Ultimately Blink-182 is really about friendship, and when that started to suffer the band suffered. When the friendship came back the band came back, too.”
Will we get to see, then, with the new Blink-182, the juvenile delinquency of old? The trouble with infantile humour is that once it’s out of nappies it loses its appeal, no?
Hoppus is having none of this, and, cough, pooh-poohs the very notion of the band now playing it straight and serious.
"That's always been part of the band. We've been written off largely as just a joke, but we've always had one foot firmly in the jokey world – that's our personality. That said, if people take the time to listen to the albums, they'd know that we actually have some quite poignant songs, deep tunes such as Adam's Song, Stay Together for the Kids, and so on. But you know, we're not afraid to make fun of ourselves, and as much as people write us off for that, the people that like us relate to it and enjoy it. Essentially, we're just being ourselves."

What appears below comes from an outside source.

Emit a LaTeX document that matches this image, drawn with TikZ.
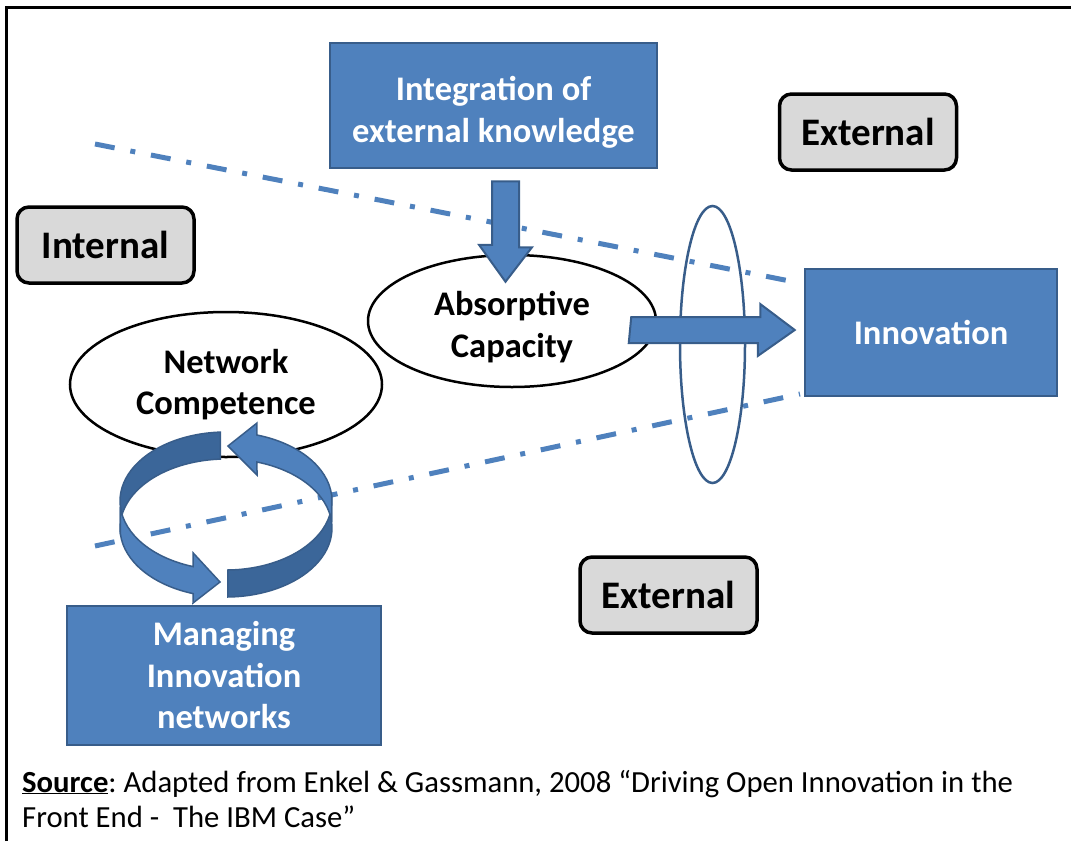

Was there ever a sense of expectation within the band that you had to behave or perform in a certain way in order to appeal to people who liked the crude stuff? “We’ve always tried to dismiss what people expect us to do, because when you try to figure out what people expect of you, and then act or record or write in that manner, you’re missing the target.
“If people react more to honesty in music then it’s obvious that we want to do different things and evolve, and not to repeat ourselves. We’ve stayed close to the core of where we started, musically, which is very melodic, anthemic, upbeat, but we also want to move forward. At the moment we’re recording our new album, and although I’d like it to be out this year I can’t see it happening.”
In the meantime, Blink-182 are out there again, larging it up, dropping their trousers and making as many puerile jokes as they can get away with about the shape of that, the size of this and, whoa, bro, getta loada her. What profound life lessons, one muses, have they learned in the past 20 years? “Respect for one another,” replies Hoppus promptly, “and how great the band is in our lives.”